--- Input rows ---
• • • • •

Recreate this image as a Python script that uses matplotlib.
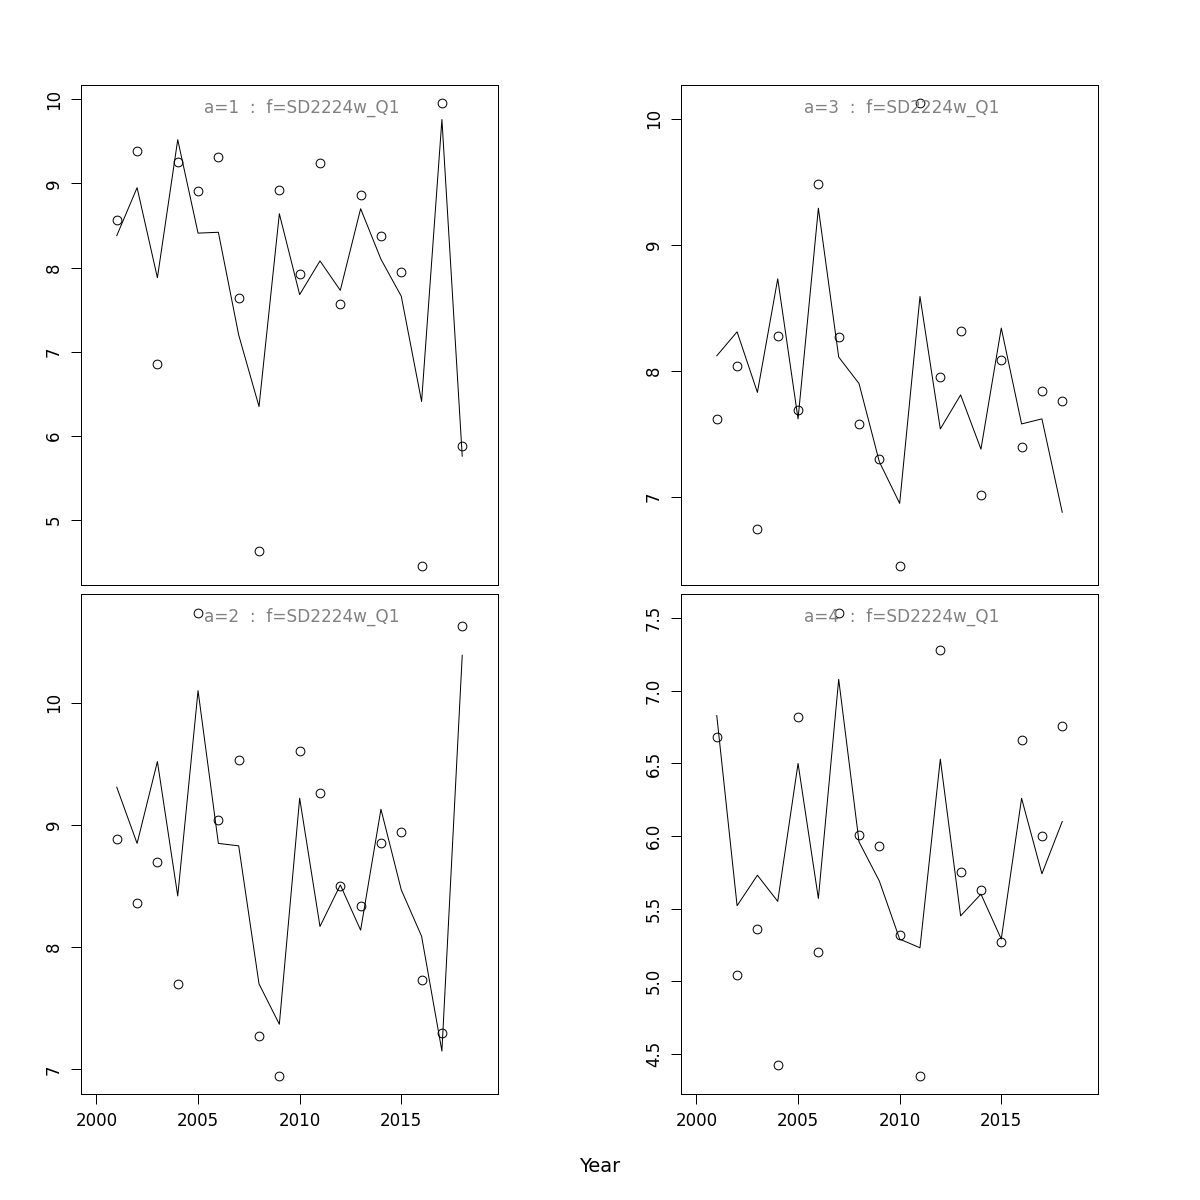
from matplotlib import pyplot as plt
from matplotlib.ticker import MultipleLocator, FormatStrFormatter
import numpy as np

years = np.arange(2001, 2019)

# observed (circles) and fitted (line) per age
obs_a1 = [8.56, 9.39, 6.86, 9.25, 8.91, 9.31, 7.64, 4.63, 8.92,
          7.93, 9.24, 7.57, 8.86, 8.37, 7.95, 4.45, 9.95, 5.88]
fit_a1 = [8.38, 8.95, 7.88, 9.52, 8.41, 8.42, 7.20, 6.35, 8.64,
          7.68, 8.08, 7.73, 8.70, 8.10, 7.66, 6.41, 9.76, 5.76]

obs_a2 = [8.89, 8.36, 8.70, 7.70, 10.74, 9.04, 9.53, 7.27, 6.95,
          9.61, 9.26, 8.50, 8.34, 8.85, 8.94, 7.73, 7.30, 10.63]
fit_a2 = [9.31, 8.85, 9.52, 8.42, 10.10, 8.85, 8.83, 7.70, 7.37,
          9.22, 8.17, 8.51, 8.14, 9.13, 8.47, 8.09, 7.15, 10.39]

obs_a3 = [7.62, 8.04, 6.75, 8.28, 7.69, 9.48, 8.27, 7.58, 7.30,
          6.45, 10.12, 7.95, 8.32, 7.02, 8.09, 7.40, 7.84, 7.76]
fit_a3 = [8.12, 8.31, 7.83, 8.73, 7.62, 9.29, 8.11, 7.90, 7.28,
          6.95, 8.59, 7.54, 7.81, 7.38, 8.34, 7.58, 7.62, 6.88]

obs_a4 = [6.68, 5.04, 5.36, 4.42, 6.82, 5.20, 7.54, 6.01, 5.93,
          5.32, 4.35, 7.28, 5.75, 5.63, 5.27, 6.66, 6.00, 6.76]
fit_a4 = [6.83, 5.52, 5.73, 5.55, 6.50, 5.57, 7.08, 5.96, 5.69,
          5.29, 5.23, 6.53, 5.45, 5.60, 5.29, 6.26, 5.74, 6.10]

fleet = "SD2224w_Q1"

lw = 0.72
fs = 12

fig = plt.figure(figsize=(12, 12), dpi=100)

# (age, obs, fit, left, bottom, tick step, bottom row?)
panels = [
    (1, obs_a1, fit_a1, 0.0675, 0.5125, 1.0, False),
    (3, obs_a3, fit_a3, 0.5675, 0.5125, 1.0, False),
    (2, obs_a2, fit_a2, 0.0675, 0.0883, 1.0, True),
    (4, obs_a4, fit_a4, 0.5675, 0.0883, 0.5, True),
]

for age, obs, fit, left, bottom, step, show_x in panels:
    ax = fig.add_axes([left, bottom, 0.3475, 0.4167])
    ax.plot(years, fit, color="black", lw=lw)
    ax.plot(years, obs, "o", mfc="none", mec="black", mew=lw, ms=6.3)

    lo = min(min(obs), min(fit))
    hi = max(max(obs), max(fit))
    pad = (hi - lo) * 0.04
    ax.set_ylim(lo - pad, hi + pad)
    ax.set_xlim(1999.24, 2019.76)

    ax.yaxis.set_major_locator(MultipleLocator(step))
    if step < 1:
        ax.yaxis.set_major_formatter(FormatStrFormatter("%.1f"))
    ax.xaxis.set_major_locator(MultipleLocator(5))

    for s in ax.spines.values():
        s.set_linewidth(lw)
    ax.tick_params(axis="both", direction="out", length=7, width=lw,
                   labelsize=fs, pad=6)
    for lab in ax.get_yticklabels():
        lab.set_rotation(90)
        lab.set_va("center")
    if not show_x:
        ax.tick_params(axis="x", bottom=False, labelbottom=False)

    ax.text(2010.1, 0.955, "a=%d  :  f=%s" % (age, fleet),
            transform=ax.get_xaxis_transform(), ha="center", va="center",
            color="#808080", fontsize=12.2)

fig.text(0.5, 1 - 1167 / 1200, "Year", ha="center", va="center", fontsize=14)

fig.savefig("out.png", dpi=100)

• • • • •

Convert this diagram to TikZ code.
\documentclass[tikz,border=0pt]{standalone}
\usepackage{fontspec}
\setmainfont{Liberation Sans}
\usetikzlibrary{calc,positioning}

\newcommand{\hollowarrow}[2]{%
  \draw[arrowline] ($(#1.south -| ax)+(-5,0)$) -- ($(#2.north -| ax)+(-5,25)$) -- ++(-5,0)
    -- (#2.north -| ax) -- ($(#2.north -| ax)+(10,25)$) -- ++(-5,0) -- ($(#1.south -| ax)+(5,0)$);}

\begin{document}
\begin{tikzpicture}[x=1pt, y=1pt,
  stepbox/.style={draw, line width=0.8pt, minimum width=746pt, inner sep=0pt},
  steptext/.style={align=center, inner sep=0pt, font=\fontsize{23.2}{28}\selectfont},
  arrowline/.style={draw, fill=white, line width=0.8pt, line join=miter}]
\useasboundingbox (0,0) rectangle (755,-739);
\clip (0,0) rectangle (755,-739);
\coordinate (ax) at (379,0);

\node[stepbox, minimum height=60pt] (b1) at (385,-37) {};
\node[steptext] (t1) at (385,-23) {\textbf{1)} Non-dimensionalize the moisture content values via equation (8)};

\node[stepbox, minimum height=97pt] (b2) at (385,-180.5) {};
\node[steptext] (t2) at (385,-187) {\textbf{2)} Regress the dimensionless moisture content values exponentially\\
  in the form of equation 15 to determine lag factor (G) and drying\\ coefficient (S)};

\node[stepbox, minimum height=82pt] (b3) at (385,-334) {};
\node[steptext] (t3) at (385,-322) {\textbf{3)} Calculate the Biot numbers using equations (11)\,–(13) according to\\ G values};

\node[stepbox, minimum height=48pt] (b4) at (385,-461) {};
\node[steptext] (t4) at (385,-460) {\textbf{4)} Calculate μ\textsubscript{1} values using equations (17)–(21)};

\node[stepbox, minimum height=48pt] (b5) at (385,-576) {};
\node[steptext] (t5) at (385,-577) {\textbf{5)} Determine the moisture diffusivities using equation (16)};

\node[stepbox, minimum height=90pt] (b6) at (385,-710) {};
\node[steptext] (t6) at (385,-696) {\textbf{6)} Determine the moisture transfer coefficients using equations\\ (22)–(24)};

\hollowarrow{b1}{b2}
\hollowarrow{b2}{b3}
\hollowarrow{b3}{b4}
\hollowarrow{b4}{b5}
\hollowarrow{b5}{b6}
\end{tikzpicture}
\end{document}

• • • • •

--- Goal ---
Going back to the data above, write out everything from the line with "Recreate this image" down to the line with "6.95, 8.59, 7.54, 7.81, 7.38, 8.34, 7.58, 7.62, 6.88]", both included, leaving every picture out.

--- Solution ---
Recreate this image as a Python script that uses matplotlib.
from matplotlib import pyplot as plt
from matplotlib.ticker import MultipleLocator, FormatStrFormatter
import numpy as np

years = np.arange(2001, 2019)

# observed (circles) and fitted (line) per age
obs_a1 = [8.56, 9.39, 6.86, 9.25, 8.91, 9.31, 7.64, 4.63, 8.92,
          7.93, 9.24, 7.57, 8.86, 8.37, 7.95, 4.45, 9.95, 5.88]
fit_a1 = [8.38, 8.95, 7.88, 9.52, 8.41, 8.42, 7.20, 6.35, 8.64,
          7.68, 8.08, 7.73, 8.70, 8.10, 7.66, 6.41, 9.76, 5.76]

obs_a2 = [8.89, 8.36, 8.70, 7.70, 10.74, 9.04, 9.53, 7.27, 6.95,
          9.61, 9.26, 8.50, 8.34, 8.85, 8.94, 7.73, 7.30, 10.63]
fit_a2 = [9.31, 8.85, 9.52, 8.42, 10.10, 8.85, 8.83, 7.70, 7.37,
          9.22, 8.17, 8.51, 8.14, 9.13, 8.47, 8.09, 7.15, 10.39]

obs_a3 = [7.62, 8.04, 6.75, 8.28, 7.69, 9.48, 8.27, 7.58, 7.30,
          6.45, 10.12, 7.95, 8.32, 7.02, 8.09, 7.40, 7.84, 7.76]
fit_a3 = [8.12, 8.31, 7.83, 8.73, 7.62, 9.29, 8.11, 7.90, 7.28,
          6.95, 8.59, 7.54, 7.81, 7.38, 8.34, 7.58, 7.62, 6.88]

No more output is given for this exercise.